» Directive
Retype only what runs from the beginning of the data through the line with "Arial, Helvetica, sans-serif';"; please omit the pictures and keep every line exact.

» The input
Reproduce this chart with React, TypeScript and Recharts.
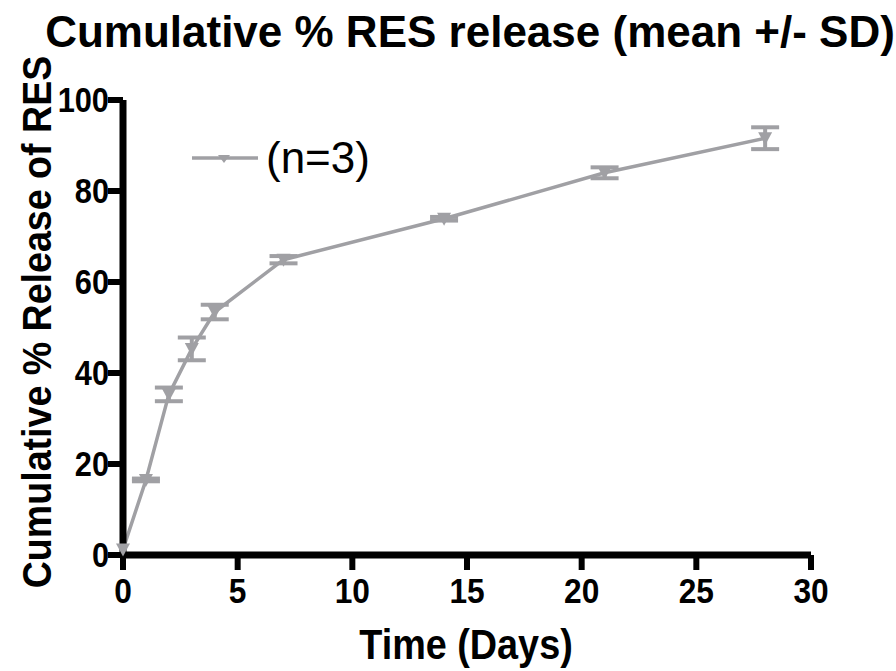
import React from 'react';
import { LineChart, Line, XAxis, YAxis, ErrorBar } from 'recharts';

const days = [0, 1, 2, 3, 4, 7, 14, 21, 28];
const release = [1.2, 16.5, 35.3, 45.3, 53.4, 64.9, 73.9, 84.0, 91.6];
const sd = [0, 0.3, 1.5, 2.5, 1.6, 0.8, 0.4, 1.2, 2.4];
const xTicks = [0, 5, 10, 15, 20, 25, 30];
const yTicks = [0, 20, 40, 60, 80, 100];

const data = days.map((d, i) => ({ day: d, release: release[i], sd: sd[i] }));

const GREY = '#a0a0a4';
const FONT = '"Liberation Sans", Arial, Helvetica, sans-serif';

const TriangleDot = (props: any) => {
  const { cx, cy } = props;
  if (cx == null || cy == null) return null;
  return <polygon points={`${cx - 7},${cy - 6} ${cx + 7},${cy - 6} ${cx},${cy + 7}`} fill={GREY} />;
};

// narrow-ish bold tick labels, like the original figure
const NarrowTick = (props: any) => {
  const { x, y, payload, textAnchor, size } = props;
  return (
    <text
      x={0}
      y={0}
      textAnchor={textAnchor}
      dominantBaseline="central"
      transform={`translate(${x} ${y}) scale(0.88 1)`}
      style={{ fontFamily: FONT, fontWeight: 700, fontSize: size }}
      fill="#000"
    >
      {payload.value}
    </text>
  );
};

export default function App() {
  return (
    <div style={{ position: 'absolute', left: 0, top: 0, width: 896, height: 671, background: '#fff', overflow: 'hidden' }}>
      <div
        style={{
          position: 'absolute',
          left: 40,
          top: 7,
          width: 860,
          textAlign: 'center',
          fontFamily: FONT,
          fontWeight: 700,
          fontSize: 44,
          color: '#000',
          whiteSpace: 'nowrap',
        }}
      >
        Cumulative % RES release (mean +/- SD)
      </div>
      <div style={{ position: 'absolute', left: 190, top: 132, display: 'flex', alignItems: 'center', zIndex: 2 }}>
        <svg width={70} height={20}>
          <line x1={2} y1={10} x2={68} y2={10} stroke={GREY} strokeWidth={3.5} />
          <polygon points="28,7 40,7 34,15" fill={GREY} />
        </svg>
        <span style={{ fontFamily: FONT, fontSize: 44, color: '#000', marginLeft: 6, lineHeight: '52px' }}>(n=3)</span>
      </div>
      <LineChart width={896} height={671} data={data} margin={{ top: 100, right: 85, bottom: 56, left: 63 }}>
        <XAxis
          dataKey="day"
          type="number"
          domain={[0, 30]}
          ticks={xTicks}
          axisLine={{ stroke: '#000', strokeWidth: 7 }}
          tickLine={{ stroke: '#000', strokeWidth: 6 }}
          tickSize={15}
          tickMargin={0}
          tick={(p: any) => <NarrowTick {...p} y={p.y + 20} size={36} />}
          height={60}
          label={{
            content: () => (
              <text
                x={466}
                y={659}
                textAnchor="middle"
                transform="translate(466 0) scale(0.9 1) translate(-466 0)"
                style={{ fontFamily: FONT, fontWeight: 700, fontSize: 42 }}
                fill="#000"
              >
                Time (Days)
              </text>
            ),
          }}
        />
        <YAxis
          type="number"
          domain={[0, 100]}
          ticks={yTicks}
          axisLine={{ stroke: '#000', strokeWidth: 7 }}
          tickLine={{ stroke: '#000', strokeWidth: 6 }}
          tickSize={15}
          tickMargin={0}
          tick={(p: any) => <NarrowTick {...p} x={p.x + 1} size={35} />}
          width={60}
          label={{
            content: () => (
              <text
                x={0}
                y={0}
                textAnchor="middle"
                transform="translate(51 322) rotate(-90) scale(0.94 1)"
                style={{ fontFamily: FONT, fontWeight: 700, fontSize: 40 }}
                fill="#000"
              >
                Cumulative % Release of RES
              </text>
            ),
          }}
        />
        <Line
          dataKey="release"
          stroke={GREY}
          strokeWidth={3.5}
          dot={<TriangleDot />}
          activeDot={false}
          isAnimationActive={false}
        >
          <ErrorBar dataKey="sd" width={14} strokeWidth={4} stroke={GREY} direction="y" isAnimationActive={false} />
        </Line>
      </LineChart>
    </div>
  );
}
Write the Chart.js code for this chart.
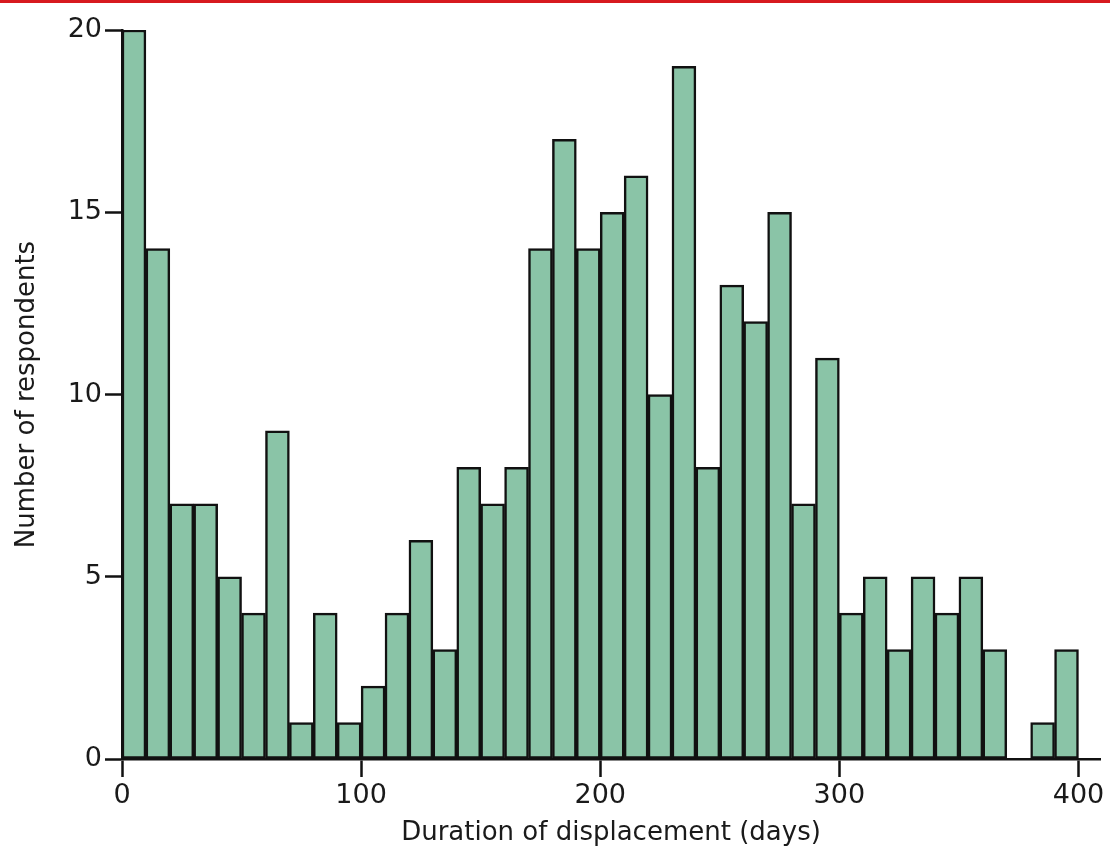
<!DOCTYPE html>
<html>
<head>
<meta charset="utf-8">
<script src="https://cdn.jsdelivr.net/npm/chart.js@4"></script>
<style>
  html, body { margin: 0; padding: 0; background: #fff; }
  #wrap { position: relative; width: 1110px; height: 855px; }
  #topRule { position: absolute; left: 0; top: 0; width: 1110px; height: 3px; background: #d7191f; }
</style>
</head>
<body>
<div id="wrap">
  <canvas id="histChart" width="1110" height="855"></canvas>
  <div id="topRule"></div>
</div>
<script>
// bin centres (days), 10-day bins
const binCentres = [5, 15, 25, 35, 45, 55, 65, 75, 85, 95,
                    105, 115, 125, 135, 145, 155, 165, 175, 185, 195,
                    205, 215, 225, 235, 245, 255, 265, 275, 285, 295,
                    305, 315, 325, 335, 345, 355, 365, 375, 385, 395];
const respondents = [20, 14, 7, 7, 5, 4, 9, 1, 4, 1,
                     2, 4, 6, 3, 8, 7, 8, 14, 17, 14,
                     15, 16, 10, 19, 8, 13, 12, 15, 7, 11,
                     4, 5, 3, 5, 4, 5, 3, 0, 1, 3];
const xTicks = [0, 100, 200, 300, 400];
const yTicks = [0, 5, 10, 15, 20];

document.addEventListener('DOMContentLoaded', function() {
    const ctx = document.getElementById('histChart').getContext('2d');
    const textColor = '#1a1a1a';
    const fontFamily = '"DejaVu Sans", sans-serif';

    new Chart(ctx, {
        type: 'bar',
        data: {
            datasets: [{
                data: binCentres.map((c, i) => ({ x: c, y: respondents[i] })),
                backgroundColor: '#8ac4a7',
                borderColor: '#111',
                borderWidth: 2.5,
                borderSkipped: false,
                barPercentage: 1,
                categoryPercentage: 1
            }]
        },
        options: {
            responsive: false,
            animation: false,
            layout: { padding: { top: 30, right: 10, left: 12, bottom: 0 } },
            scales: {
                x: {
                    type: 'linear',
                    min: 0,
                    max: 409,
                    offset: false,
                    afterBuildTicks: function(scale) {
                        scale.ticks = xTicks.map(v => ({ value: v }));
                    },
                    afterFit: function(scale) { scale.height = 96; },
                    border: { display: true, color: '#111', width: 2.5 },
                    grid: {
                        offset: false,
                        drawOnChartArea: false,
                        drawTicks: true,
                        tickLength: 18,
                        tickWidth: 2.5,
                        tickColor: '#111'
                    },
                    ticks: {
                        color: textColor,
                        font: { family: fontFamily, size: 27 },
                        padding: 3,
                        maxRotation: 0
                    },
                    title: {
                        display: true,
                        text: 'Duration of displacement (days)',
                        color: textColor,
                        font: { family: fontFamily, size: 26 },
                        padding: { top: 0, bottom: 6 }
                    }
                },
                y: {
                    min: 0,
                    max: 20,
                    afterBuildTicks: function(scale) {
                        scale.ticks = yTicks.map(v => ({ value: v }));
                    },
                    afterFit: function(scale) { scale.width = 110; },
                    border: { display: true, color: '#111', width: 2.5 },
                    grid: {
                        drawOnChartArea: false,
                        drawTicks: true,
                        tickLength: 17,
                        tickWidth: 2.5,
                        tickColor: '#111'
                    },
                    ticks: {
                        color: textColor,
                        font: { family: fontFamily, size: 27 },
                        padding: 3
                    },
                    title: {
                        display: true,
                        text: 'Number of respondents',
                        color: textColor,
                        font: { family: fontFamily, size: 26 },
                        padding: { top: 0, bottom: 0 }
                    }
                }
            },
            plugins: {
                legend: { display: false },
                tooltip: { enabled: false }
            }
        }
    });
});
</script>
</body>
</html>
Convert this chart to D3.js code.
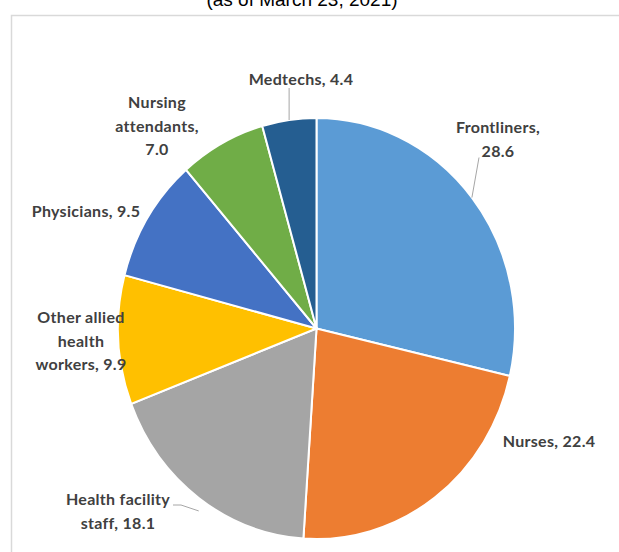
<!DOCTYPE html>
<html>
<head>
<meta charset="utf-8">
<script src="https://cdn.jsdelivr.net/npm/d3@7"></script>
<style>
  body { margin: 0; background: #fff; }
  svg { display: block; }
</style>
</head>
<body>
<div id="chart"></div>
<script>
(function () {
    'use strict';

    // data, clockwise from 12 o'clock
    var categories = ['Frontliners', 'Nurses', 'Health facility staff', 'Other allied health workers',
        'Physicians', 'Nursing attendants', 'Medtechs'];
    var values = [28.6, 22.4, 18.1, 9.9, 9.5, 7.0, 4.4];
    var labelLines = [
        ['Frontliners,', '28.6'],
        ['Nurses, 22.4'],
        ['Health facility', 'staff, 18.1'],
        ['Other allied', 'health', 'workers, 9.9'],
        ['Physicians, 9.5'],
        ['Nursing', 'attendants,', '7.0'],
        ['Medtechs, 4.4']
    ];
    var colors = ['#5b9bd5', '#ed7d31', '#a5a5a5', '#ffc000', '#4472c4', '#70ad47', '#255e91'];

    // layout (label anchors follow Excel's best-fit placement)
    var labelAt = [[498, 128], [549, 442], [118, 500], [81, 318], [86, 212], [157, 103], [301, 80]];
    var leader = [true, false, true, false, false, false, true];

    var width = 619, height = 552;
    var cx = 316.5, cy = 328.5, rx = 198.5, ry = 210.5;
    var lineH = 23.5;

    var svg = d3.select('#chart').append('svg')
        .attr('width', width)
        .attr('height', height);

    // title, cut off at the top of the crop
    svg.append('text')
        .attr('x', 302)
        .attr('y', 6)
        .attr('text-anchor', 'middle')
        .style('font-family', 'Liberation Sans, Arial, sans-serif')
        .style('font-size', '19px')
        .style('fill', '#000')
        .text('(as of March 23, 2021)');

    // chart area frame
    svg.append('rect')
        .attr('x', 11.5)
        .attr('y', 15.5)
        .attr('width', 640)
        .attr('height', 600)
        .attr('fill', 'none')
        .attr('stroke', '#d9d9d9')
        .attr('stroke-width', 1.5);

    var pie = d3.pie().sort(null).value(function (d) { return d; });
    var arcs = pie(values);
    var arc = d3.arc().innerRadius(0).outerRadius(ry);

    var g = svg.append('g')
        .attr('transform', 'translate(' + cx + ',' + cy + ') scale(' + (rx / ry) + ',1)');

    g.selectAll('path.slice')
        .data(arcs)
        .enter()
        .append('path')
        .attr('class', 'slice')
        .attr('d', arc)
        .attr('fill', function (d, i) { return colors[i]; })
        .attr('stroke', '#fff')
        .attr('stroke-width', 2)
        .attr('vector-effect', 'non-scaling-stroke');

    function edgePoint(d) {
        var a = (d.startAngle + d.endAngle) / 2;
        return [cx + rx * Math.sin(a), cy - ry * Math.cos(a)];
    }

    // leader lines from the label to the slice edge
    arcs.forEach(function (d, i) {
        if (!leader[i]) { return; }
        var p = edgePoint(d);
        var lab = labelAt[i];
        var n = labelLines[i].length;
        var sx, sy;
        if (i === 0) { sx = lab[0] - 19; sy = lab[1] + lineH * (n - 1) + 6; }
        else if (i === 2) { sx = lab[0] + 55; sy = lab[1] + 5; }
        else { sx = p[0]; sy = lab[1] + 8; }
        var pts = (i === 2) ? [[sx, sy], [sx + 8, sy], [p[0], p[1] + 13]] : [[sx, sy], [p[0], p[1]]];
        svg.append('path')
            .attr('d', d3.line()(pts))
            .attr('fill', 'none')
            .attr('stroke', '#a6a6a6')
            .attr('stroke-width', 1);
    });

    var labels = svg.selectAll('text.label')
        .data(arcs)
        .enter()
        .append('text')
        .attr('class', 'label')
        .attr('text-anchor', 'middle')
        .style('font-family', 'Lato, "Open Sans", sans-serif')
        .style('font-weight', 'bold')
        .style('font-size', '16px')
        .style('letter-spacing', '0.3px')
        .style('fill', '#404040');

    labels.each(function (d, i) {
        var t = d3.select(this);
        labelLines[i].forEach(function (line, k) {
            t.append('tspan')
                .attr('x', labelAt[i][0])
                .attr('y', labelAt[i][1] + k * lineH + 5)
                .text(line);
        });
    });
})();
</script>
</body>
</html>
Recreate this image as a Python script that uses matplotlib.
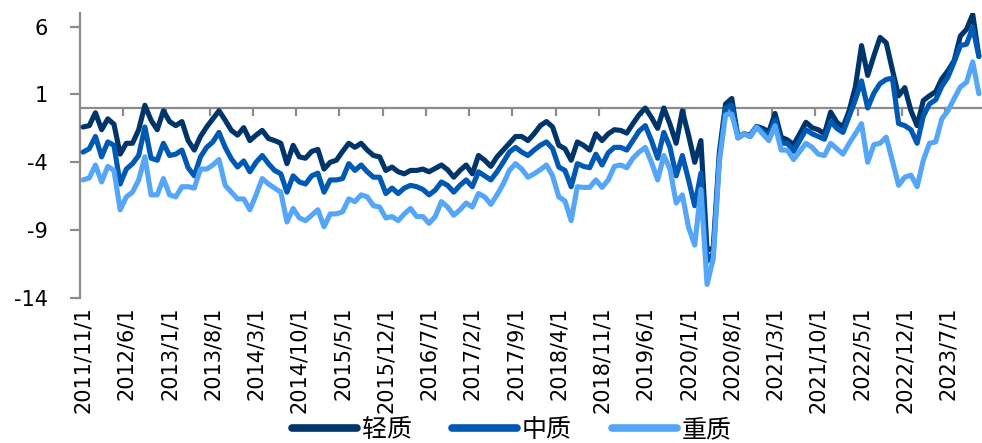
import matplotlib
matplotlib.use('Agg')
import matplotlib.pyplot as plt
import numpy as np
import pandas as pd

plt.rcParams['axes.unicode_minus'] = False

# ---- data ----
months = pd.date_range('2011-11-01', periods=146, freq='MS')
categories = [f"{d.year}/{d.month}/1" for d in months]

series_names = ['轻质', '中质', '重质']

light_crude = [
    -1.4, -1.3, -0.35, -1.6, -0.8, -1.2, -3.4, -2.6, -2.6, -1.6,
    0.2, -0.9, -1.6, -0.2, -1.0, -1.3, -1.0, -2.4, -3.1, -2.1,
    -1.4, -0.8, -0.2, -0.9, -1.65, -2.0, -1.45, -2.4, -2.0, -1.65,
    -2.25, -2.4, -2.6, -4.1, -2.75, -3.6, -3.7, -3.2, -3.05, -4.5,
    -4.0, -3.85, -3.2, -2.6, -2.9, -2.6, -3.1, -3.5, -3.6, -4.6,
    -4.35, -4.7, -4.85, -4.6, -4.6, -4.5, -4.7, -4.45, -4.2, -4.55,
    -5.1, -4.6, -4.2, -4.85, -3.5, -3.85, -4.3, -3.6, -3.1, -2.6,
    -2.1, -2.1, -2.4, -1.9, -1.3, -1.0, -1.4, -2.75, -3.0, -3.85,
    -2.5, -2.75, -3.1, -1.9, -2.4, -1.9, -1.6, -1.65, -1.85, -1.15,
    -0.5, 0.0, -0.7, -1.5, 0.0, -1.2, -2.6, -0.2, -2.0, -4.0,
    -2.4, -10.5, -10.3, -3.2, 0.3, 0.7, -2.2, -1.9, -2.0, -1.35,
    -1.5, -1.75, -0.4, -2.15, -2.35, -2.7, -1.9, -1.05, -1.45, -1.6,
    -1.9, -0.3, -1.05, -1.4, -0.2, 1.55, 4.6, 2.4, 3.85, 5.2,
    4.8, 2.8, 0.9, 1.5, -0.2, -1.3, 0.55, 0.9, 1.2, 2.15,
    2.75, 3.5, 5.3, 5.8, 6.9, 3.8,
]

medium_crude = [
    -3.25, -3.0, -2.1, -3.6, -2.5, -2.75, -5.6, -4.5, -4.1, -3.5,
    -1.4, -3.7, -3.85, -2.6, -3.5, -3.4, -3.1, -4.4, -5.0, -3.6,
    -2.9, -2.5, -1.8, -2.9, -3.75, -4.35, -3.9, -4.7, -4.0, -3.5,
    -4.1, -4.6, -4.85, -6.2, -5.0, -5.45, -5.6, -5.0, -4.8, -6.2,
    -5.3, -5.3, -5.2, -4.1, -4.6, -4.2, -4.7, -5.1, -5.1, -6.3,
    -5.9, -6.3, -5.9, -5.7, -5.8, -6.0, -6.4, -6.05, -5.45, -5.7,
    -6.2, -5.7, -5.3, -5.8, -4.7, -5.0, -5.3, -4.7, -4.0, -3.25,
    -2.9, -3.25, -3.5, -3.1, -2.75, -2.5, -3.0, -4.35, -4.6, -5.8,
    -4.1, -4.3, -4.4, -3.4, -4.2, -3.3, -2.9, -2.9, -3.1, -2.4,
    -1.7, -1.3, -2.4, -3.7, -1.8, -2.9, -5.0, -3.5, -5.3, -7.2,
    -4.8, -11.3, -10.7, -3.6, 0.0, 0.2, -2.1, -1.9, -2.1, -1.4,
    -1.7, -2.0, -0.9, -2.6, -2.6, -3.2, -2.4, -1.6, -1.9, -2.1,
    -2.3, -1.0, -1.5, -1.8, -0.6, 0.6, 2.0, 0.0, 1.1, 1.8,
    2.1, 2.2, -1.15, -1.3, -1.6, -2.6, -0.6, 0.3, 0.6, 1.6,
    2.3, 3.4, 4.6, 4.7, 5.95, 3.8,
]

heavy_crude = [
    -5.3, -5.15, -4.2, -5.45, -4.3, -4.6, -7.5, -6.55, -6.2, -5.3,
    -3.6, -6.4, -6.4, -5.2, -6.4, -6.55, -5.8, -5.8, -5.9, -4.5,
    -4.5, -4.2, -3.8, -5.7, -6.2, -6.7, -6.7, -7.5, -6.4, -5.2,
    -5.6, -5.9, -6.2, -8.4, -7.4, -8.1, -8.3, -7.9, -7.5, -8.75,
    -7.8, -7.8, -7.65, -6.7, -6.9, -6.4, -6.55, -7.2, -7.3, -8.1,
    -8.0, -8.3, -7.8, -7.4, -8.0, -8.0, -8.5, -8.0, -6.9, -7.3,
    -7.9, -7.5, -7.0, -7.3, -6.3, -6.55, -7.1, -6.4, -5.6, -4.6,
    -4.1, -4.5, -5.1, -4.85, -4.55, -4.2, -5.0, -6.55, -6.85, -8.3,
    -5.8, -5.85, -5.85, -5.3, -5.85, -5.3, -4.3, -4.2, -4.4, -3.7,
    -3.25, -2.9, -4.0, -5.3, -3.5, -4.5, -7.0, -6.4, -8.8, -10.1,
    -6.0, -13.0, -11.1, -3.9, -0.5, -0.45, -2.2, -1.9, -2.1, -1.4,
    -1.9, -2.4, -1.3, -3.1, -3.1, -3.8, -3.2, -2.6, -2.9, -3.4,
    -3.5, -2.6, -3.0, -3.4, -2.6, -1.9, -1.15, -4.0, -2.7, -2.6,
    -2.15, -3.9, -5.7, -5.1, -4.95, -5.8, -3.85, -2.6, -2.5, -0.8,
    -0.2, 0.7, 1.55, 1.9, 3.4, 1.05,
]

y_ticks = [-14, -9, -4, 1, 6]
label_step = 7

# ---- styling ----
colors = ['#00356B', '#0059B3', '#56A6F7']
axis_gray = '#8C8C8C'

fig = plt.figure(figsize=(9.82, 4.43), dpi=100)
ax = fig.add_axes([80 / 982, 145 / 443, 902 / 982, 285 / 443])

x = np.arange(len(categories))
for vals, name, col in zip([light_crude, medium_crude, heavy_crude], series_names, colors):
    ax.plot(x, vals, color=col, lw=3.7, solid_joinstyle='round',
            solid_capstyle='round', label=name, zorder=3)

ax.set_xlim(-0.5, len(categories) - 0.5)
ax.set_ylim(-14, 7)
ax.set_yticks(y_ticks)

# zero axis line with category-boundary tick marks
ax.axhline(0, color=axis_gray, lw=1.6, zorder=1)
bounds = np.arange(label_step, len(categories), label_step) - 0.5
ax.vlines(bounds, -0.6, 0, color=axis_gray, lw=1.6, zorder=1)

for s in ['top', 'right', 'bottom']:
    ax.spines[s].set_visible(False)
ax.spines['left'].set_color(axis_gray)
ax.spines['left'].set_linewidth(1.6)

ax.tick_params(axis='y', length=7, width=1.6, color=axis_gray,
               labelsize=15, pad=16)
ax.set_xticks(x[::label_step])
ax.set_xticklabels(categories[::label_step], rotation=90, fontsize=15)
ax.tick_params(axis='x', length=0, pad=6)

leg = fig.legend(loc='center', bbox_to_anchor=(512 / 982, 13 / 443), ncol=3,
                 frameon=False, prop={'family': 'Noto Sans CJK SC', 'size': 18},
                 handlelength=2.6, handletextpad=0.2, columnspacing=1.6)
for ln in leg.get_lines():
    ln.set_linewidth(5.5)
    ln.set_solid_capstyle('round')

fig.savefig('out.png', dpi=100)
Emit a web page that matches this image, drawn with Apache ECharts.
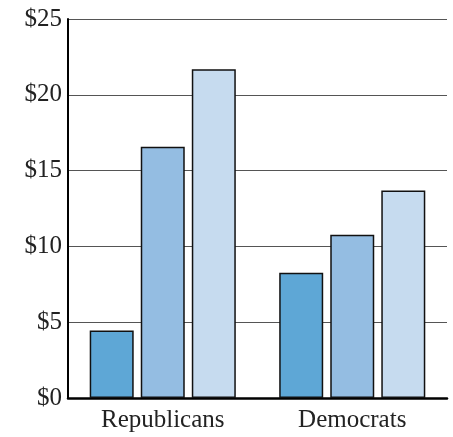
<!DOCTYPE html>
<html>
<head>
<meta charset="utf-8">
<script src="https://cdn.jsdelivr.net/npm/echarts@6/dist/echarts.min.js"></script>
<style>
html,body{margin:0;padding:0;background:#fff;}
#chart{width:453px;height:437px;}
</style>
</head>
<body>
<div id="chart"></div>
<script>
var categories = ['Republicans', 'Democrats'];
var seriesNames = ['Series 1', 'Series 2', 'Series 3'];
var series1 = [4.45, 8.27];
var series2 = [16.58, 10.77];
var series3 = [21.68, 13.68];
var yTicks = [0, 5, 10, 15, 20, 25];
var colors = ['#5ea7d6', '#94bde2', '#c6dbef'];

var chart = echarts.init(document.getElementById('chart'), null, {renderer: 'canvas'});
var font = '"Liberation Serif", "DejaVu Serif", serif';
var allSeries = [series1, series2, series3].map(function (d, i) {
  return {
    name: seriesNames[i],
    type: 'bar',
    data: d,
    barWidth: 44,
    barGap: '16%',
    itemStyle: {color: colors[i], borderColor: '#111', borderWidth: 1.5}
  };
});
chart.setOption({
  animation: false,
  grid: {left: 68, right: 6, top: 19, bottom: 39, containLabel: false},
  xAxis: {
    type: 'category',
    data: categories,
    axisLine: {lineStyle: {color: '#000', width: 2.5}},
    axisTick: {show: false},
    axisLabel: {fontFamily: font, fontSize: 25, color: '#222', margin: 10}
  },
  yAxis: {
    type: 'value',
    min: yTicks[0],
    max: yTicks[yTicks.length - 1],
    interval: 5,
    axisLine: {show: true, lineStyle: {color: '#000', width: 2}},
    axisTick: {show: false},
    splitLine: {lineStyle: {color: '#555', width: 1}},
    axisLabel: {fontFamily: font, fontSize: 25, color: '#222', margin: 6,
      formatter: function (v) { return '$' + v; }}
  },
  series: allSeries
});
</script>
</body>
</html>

» Reply to the task
Reproduce this chart with React, TypeScript and Recharts.
import React from 'react';
import { LineChart, Line, XAxis, YAxis, ErrorBar } from 'recharts';

const days = [0, 1, 2, 3, 4, 7, 14, 21, 28];
const release = [1.2, 16.5, 35.3, 45.3, 53.4, 64.9, 73.9, 84.0, 91.6];
const sd = [0, 0.3, 1.5, 2.5, 1.6, 0.8, 0.4, 1.2, 2.4];
const xTicks = [0, 5, 10, 15, 20, 25, 30];
const yTicks = [0, 20, 40, 60, 80, 100];

const data = days.map((d, i) => ({ day: d, release: release[i], sd: sd[i] }));

const GREY = '#a0a0a4';
const FONT = '"Liberation Sans", Arial, Helvetica, sans-serif';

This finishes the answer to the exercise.